MS 患者に対する血管形成術
Nature Reviews Neurology
2010年4月1日
Multiple sclerosis Vascular angioplasty for MS?
多発性硬化症(MS)は変性型運動疾患であり、一般的に自己免疫反応によって生じると考えられている。イタリアの血管外科医Paolo Zamboni は現在、 脳から血液を排出する脳脊髄血管の収縮によりMSに至るのではないかという可能性を提唱している。彼は以前、あるMS 患者グループにこの部分の閉塞を発見し、治療を行った。この結果からMS の原因と して別のモデルが示唆されており、新しい治療法につながる可能性がある。

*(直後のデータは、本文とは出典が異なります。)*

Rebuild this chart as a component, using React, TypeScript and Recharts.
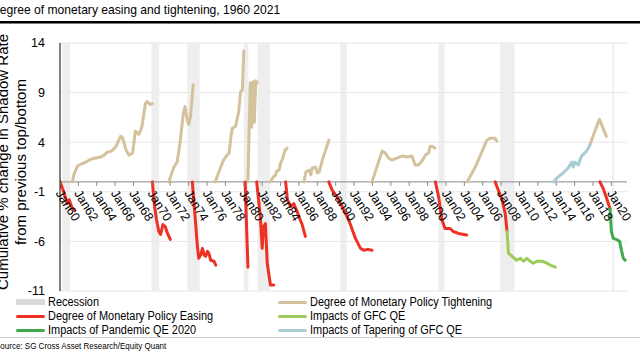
import React from 'react';
import { LineChart, Line, XAxis, YAxis, CartesianGrid, ReferenceArea, ReferenceLine } from 'recharts';

type Pt = [number, number];

// [year, cumulative % change]
const ease60: Pt[] = [[1960.0, 0], [1960.4, -1.0], [1960.8, -2.2], [1961.0, -1.8], [1961.3, -2.6], [1961.6, -2.9]];
const ease70: Pt[] = [[1970.05, 0], [1970.3, -2.5], [1970.5, -3.8], [1970.75, -5.0], [1970.95, -5.3], [1971.2, -4.3], [1971.45, -4.5], [1971.7, -5.2], [1972.0, -5.8]];
const ease74: Pt[] = [[1974.4, 0], [1974.7, -3.5], [1974.95, -6.5], [1975.1, -7.7], [1975.3, -7.4], [1975.5, -6.7], [1975.7, -7.4], [1975.85, -7.5], [1976.05, -7.0], [1976.2, -7.2], [1976.4, -7.9], [1976.75, -8.0], [1976.95, -8.4]];
const ease80: Pt[] = [[1980.15, 0], [1980.3, -4.5], [1980.45, -8.6]];
const ease81: Pt[] = [[1981.4, 0], [1981.8, -3.5], [1982.0, -6.7], [1982.15, -4.5], [1982.35, -4.2], [1982.55, -8.2], [1982.9, -10.4], [1983.25, -10.4]];
const ease84: Pt[] = [[1984.55, 0], [1984.75, -1.8], [1985.1, -2.5], [1985.45, -2.2], [1985.8, -3.0], [1986.0, -3.5], [1986.35, -4.3], [1986.7, -5.5]];
const ease89: Pt[] = [[1989.25, 0], [1989.6, -0.8], [1990.15, -1.5], [1990.7, -2.5], [1991.4, -3.8], [1991.8, -4.8], [1992.15, -5.7], [1992.7, -6.7], [1993.05, -6.9], [1993.5, -6.8], [1993.95, -6.9]];
const ease01: Pt[] = [[2000.85, 0], [2001.2, -1.5], [2001.55, -3.8], [2001.9, -4.7], [2002.45, -4.7], [2002.8, -5.0], [2003.35, -5.2], [2004.25, -5.35]];
const ease07: Pt[] = [[2007.35, 0], [2008.1, -1.8], [2008.45, -3.2], [2008.65, -5.0]];
const ease18: Pt[] = [[2018.75, 0], [2019.1, -0.65], [2019.5, -1.7], [2019.85, -2.7]];

const tight61: Pt[] = [[1961.35, 0], [1961.5, 0.7], [1961.9, 1.6], [1962.3, 1.8], [1962.8, 2.0], [1963.4, 2.3], [1963.9, 2.4], [1964.4, 2.5], [1964.8, 2.7], [1965.15, 3.0], [1965.6, 3.1], [1966.05, 3.5], [1966.6, 4.6], [1966.8, 4.5], [1967.15, 3.3], [1967.5, 2.7], [1967.9, 2.9], [1968.2, 5.1], [1968.6, 4.8], [1968.9, 5.5], [1969.3, 7.9], [1969.5, 8.1], [1969.8, 7.8], [1970.05, 7.9]];
const tight72: Pt[] = [[1971.85, 0], [1972.2, 1.0], [1972.4, 1.5], [1972.75, 2.0], [1973.1, 4.2], [1973.4, 6.8], [1973.6, 7.6], [1973.85, 6.2], [1974.0, 5.8], [1974.2, 6.6], [1974.5, 9.8]];
const tight77: Pt[] = [[1976.9, 0], [1977.2, 0.8], [1977.45, 1.4], [1977.8, 2.2], [1978.1, 2.6], [1978.4, 2.9], [1978.6, 4.5], [1978.75, 5.4], [1979.1, 5.6], [1979.45, 7.1], [1979.65, 9.1], [1979.85, 9.3], [1980.0, 13.2]];
const tight80: Pt[] = [[1980.45, 0], [1980.7, 10.0], [1980.85, 5.5], [1981.0, 10.1], [1981.15, 6.0], [1981.3, 10.2], [1981.45, 10.0]];
const tight83: Pt[] = [[1982.9, 0], [1983.2, 0.5], [1983.4, 0.6], [1983.6, 1.1], [1983.85, 1.2], [1984.0, 1.9], [1984.2, 2.3], [1984.5, 3.2], [1984.7, 3.4]];
const tight86: Pt[] = [[1986.55, 0], [1986.75, 1.0], [1987.1, 1.2], [1987.3, 0.7], [1987.45, 1.4], [1987.8, 1.5], [1988.0, 0.9], [1988.2, 1.0], [1988.55, 2.2], [1988.9, 3.2], [1989.25, 4.2]];
const tight94: Pt[] = [[1993.95, 0], [1995.05, 3.1], [1995.4, 2.9], [1995.75, 2.4], [1996.1, 2.2], [1996.65, 2.4], [1997.2, 2.6], [1997.75, 2.5], [1998.3, 2.6], [1998.65, 1.7], [1999.0, 1.7], [1999.4, 2.1], [1999.75, 2.7], [2000.1, 2.9], [2000.3, 3.6], [2000.5, 3.6], [2000.8, 3.4]];
const tight04: Pt[] = [[2004.3, 0], [2005.2, 1.5], [2006.45, 4.2], [2006.8, 4.4], [2007.35, 4.4], [2007.55, 4.1]];
const tight17: Pt[] = [[2017.65, 3.7], [2018.2, 5.1], [2018.7, 6.3], [2019.1, 5.4], [2019.45, 4.6]];

const gfcQe: Pt[] = [[2008.65, -5.0], [2008.8, -7.2], [2009.2, -7.5], [2009.7, -7.9], [2010.1, -7.7], [2010.45, -8.0], [2010.8, -7.7], [2011.15, -8.0], [2011.5, -8.2], [2011.9, -8.0], [2012.45, -8.0], [2013.0, -8.2], [2013.35, -8.4], [2013.9, -8.6]];
const taperQe: Pt[] = [[2013.7, 0], [2014.2, 0.5], [2014.75, 0.9], [2015.3, 1.4], [2015.7, 2.0], [2015.85, 1.5], [2016.05, 2.0], [2016.4, 1.7], [2016.75, 2.6], [2017.3, 3.1], [2017.65, 3.7]];
const pandemicQe: Pt[] = [[2019.85, -2.7], [2020.0, -5.0], [2020.2, -5.7], [2020.55, -5.8], [2020.9, -6.0], [2021.1, -6.9], [2021.3, -7.7], [2021.5, -7.9]];

const recessions: Pt[] = [[1960.25, 1961.1], [1969.95, 1970.8], [1973.85, 1975.2], [1980.0, 1980.5], [1981.5, 1982.85], [1990.5, 1991.2], [2001.2, 2001.85], [2007.9, 2009.45], [2020.1, 2020.3]];

const easingSegs = [ease60, ease70, ease74, ease80, ease81, ease84, ease89, ease01, ease07, ease18];
const tighteningSegs = [tight61, tight72, tight77, tight80, tight83, tight86, tight94, tight04, tight17];

const yTicks = [-11, -6, -1, 4, 9, 14];
const xTicks = [1960, 1962, 1964, 1966, 1968, 1970, 1972, 1974, 1976, 1978, 1980, 1982, 1984, 1986, 1988, 1990,
  1992, 1994, 1996, 1998, 2000, 2002, 2004, 2006, 2008, 2010, 2012, 2014, 2016, 2018, 2020];

const TAN = '#D4C29C';
const RED = '#EE3124';
const LIGHT_GREEN = '#9CCB5A';
const GREEN = '#3FAA4B';
const LIGHT_BLUE = '#A9CBD2';

const W = 640;
const H = 300;
const MARGIN = { top: 43, right: 13, bottom: 8, left: 20 };
const X_AXIS_H = 1;
const Y_MIN = -11;
const Y_MAX = 14;
const PLOT_H = H - MARGIN.top - MARGIN.bottom - X_AXIS_H;
const ZERO_Y = MARGIN.top + (Y_MAX / (Y_MAX - Y_MIN)) * PLOT_H;

const toPts = (seg: Pt[]) => seg.map(([x, y]) => ({ x, y }));

function XTick(props: any) {
  const { x, payload } = props;
  const yr = String(payload.value % 100).padStart(2, '0');
  const ty = ZERO_Y + 9;
  return (
    <g>
      <line x1={x} x2={x} y1={ZERO_Y} y2={ZERO_Y + 4} stroke="#8a8a8a" />
      <text x={x - 1} y={ty} dy="0.35em" transform={`rotate(58 ${x - 1} ${ty})`} textAnchor="start" fontSize={12.5} fill="#000">
        {`Jan${yr}`}
      </text>
    </g>
  );
}

function segLine(seg: Pt[], color: string, key: string) {
  return (
    <Line key={key} data={toPts(seg)} dataKey="y" type="linear" stroke={color} strokeWidth={3}
      strokeLinejoin="round" strokeLinecap="round" dot={false} activeDot={false} isAnimationActive={false} />
  );
}

function LegendEntry({ left, top, color, label, area }: { left: number; top: number; color: string; label: string; area?: boolean }) {
  return (
    <>
      <div style={{ position: 'absolute', left, top: area ? top - 3 : top - 1.5, width: 29, height: area ? 6 : 3, borderRadius: area ? 0 : 1.5, background: color }} />
      <div style={{ position: 'absolute', left: left + 32, top: top - 7, fontSize: 12, lineHeight: '14px', whiteSpace: 'nowrap', transform: 'scaleX(0.91)', transformOrigin: '0 0' }}>
        {label}
      </div>
    </>
  );
}

export default function App() {
  return (
    <div style={{ position: 'absolute', left: 0, top: 0, width: W, height: 360, overflow: 'hidden', background: '#fff', color: '#000', fontFamily: '"Liberation Sans", Arial, sans-serif' }}>
      <div style={{ position: 'absolute', left: -8.7, top: 2, fontSize: 13.3, lineHeight: '16px', whiteSpace: 'nowrap', transform: 'scaleX(0.91)', transformOrigin: '0 0' }}>
        Degree of monetary easing and tightening, 1960 2021
      </div>
      <div style={{ position: 'absolute', left: 0, top: 21, width: W, height: 2, background: '#000', borderBottom: '1px solid #777' }} />

      <div style={{ position: 'absolute', left: 0, top: 0 }}>
        <LineChart width={W} height={H} margin={MARGIN}>
          <CartesianGrid vertical={false} stroke="#e6e6e6" />
          {recessions.map(([a, b], i) => (
            <ReferenceArea key={'r' + i} x1={a} x2={b} y1={Y_MIN} y2={Y_MAX} fill="#ebebeb" fillOpacity={0.85} stroke="none" />
          ))}
          <XAxis type="number" dataKey="x" domain={[1960, 2021.7]} ticks={xTicks} interval={0} allowDataOverflow
            height={X_AXIS_H} axisLine={false} tickLine={false} tick={(p: any) => <XTick {...p} />} />
          <YAxis domain={[Y_MIN, Y_MAX]} ticks={yTicks} width={40} allowDataOverflow interval={0}
            axisLine={{ stroke: '#000' }} tickLine={false} tickSize={6} tickMargin={9}
            tick={{ fill: '#000', fontSize: 12.5 }} />
          <YAxis yAxisId="r" orientation="right" domain={[0, 1]} ticks={[0, 1]} width={0} mirror tickSize={4}
            tick={false} axisLine={{ stroke: '#9a9a9a' }} tickLine={{ stroke: '#9a9a9a' }} />
          <ReferenceLine y={0} stroke="#8a8a8a" />
          {tighteningSegs.map((s, i) => segLine(s, TAN, 't' + i))}
          {segLine(taperQe, LIGHT_BLUE, 'taper')}
          {easingSegs.map((s, i) => segLine(s, RED, 'e' + i))}
          {segLine(gfcQe, LIGHT_GREEN, 'gfc')}
          {segLine(pandemicQe, GREEN, 'pandemic')}
        </LineChart>
      </div>

      <svg width={40} height={H} style={{ position: 'absolute', left: 0, top: 0, pointerEvents: 'none' }}>
        <text transform="translate(8,162) rotate(-90)" textAnchor="middle" fontSize={15} fill="#000">
          Cumulative % change in Shadow Rate
        </text>
        <text transform="translate(26,162) rotate(-90)" textAnchor="middle" fontSize={15} fill="#000">
          from previous top/bottom
        </text>
      </svg>

      <LegendEntry left={16} top={302} color="#d9d9d9" label="Recession" area />
      <LegendEntry left={16} top={316} color={RED} label="Degree of Monetary Policy Easing" />
      <LegendEntry left={16} top={330} color={GREEN} label="Impacts of Pandemic QE 2020" />
      <LegendEntry left={278} top={302} color={TAN} label="Degree of Monetary Policy Tightening" />
      <LegendEntry left={278} top={316} color={LIGHT_GREEN} label="Impacts of GFC QE" />
      <LegendEntry left={278} top={330} color={LIGHT_BLUE} label="Impacts of Tapering of GFC QE" />

      <div style={{ position: 'absolute', left: 0, top: 337, width: W, height: 1, background: '#cfcfcf' }} />
      <div style={{ position: 'absolute', left: -5.3, top: 341, fontSize: 8.8, lineHeight: '11px', whiteSpace: 'nowrap', transform: 'scaleX(0.91)', transformOrigin: '0 0' }}>
        Source: SG Cross Asset Research/Equity Quant
      </div>
    </div>
  );
}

慢性脳脊髄静脈不全(Chronic cerebrospinal venous insufficiency; CCSVI)は、頭蓋外排出に重要な血管に閉塞が生じる疾患である。Zamboni は、MS 患者にCCSVI のいくつかの組織学的マーカーがしばしば認められることに気がついた。そこで彼は、CCSVIがMS の原因ではないか、同じ血管外科手術が実行可能で安全であり、MS の症状を軽減することができるのではないかと考えた。
頭蓋外の脳静脈流出路に異常所見が認められた、18 ~ 65 歳のMS 患者65 例が試験対象に選ばれ、CCSVI の身体的指標と血行動態指標によってスクリーニングされ、MS の重症度によって分類された。そ の後、脳静脈流出路である血管の選択的静脈造影を用いて閉塞の大きさと性状が調べられた。
Zamboni らは狭窄の保存的な治療方法である経皮経管的血管形成術(Percutaneous transluminal angioplasty;PTA)により、この閉塞の治療を行った。治療後、静脈圧の有意な低下が認められ、追跡18 ヵ月時点での開存率は50 ~ 96%であった。神経学的測定により、MS の重症度の改善、QOL の改善、また再発率の低下も示された。この効果の程度はMS の重症度と反比例しており、ベースラインのMS の重症度が低い患者で最も改善が認められた。
以上の結果から、PTA によって効果的かつ安全に血管狭窄が低減され、MS 症状の治療が可能であることが示唆された。しかしこの結果は広く一般化することはできない。データは予備的なものであり、この試 験は治療法を評価するためにデザインされてはおらず、対照群も設けられていなかったからである。
また、Zamboni の理論が、十分なエビデンスに支えられている自己免疫モデルとどのように調和できるかは現在のところ不明である。Zamboni は、「おそらくCCSVI と、それとは独立して起きている中枢神経 系(CNS)に対する自己免疫の両方が、MS の重要な原因なのだろう」と認めている。
この試験の後に実施された、米国バッファローのチームによる試験の予備的な結果では、静脈不全の有病率がMS 患者では55%、対照では25%であることが示されており、MS と静脈不全に関連があることが支 持されている。しかしMS における血管構築の役割を解明するにはさらにデータが必要である。デトロイトのMRI Institute for Biomedical Research のMark Haacke 所長は、さらなる対照試験と平行して「CCSVIかどうか決定するために、あと30 ~ 40 分追加のスキャンをする」ことによって、MS 患者から素早く簡単にこうしたデータを集めることができると考えている。
Zamboni は、第一に「CCSVI の遺伝学とMS の遺伝学を統合する」、第二に「CCSVI の脳病態生理学の影響を調べる」、第三に「さらに治療のエビデンスを集める」、この3 つの線に沿って研究を続ける予定 である。